David Bruce Rivkin (March 25, 1948 – August 2, 2026), professionally known as David Z, was an American record producer, engineer and songwriter from Minneapolis, Minnesota. He is best known for his long-standing work with Prince and contributed to albums by Etta James, Billy Idol, BoDeans, Buddy Guy, and Neneh Cherry. He is considered to be an architect of the Minneapolis sound.

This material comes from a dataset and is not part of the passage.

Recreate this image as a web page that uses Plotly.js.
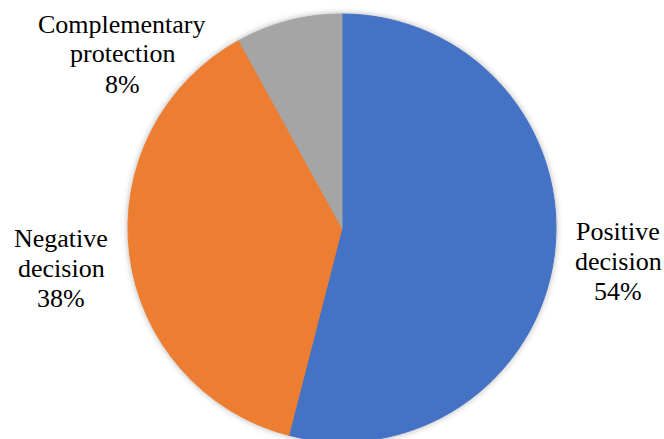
<!DOCTYPE html>
<html>
<head>
<meta charset="utf-8">
<script src="https://cdn.plot.ly/plotly-3.0.1.min.js"></script>
<style>
html,body{margin:0;padding:0;width:664px;height:439px;overflow:hidden;background:#fff;}
#chart{width:664px;height:460px;}
#chart .pielayer{filter:drop-shadow(0px 0px 3px rgba(0,0,0,0.3));}
#chart .annotation-text, #chart .annotation text{font-family:"Liberation Serif","Times New Roman",serif !important;}
</style>
</head>
<body>
<div id="chart"></div>
<script>
const categories = ["Positive decision", "Negative decision", "Complementary protection"];
const values = [54, 38, 8];
const colors = ["#4472C4", "#ED7D31", "#A5A5A5"];

const W = 664, H = 460;
const cx = 342, cy = 228, r = 214;
const FONT = "Liberation Serif, serif";
// label anchor positions (pixels): centre x, first line centre y
const labelPos = [
  {x: 618, y: 231},
  {x: 61, y: 238},
  {x: 122, y: 24}
];
const lineStep = 30;

const total = values.reduce((a, b) => a + b, 0);
const annotations = [];
categories.forEach((c, i) => {
  const lines = c.split(" ").concat([Math.round(values[i] / total * 100) + "%"]);
  lines.forEach((t, j) => {
    annotations.push({
      text: t, xref: "paper", yref: "paper",
      x: labelPos[i].x / W, y: 1 - (labelPos[i].y + j * lineStep) / H,
      xanchor: "center", yanchor: "middle", showarrow: false,
      font: {family: FONT, size: 26, color: "#000"}
    });
  });
});

const trace = {
  type: "pie",
  labels: categories,
  values: values,
  sort: false,
  direction: "clockwise",
  rotation: 0,
  textinfo: "none",
  hoverinfo: "label+percent",
  marker: {colors: colors, line: {width: 1, color: colors}},
  domain: {x: [(cx - r) / W, (cx + r) / W], y: [1 - (cy + r) / H, 1 - (cy - r) / H]},
  showlegend: false
};

Plotly.newPlot("chart", [trace], {
  width: W, height: H,
  margin: {l: 0, r: 0, t: 0, b: 0},
  paper_bgcolor: "#fff",
  font: {family: FONT, size: 26, color: "#000"},
  showlegend: false,
  annotations: annotations
}, {displayModeBar: false, staticPlot: true});
</script>
</body>
</html>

Rivkin was a member of Lipps Inc, with whom he had a U.S. number-one and UK number two hit with "Funkytown" (1980). He produced Fine Young Cannibals' "She Drives Me Crazy" (1988), creating the song's signature snare drum sound.

==Background==
David Rivkin was the eldest of three brothers who have all worked in media entertainment. His youngest brother, Bobby Z., was the original drummer in Prince's band The Revolution. His middle brother, Stephen E. Rivkin, is notable for his work as a film editor, particularly as editor of the Pirates of the Caribbean trilogy of films and Avatar.

==Early work==
After spending much of his teenage years in a variety of local rock and roll bands around Minneapolis, David Z spent time between Minneapolis and Los Angeles throughout the early 1970s songwriting and engineering. His early work is perhaps most known over this period in his writing contributions for Gram Parsons' first solo album, GP, particularly the track "How Much I've Lied", before going on to play a major role in establishing the Minneapolis sound. Not only that, but through his innovative use of drum machines, loops, and samples much of his production aesthetic is now synonymous with music from the 1980s. Many musical collaborations were produced by David Z at Paisley Park throughout the late 1980s and 1990s.

==Work with Prince==
During the mid-1970s, David Z encountered Prince playing around the Minneapolis scene. The pair recorded a set of demos with Z engineering which ultimately led to Prince signing a recording deal with Warner Bros. Records. Although much of the detail of David Z's exact contributions to Prince's albums is lost in the myth surrounding Prince and his prolific writing and recording, it is clear that his input, recording technique and production are intertwined intrinsically into those recordings. His most well-documented contributions to Prince's folio of work are his writing, production and engineering on the 1986 hit "Kiss"—originally a song given to the band Mazarati by Prince for their debut album, which David Z was producing—and his recording and engineering of Purple Rain.

==Soundtrack work==
David Z continued to work successfully in the field of film soundtracks and scoring. Aside from his early work with Prince on Purple Rain and Under the Cherry Moon, David Z's work can be heard on the 1996 John Travolta film Michael directed by Nora Ephron, where he produced songs by Al Green and Kenny Wayne Shepherd. His songs with Tevin Campbell "Stand Out" and "I 2 I" are featured in Disney's film A Goofy Movie.

==Death==
Rivkin died from complications of an infection at a hospital in Burbank, California, on August 2, 2026, at the age of 78.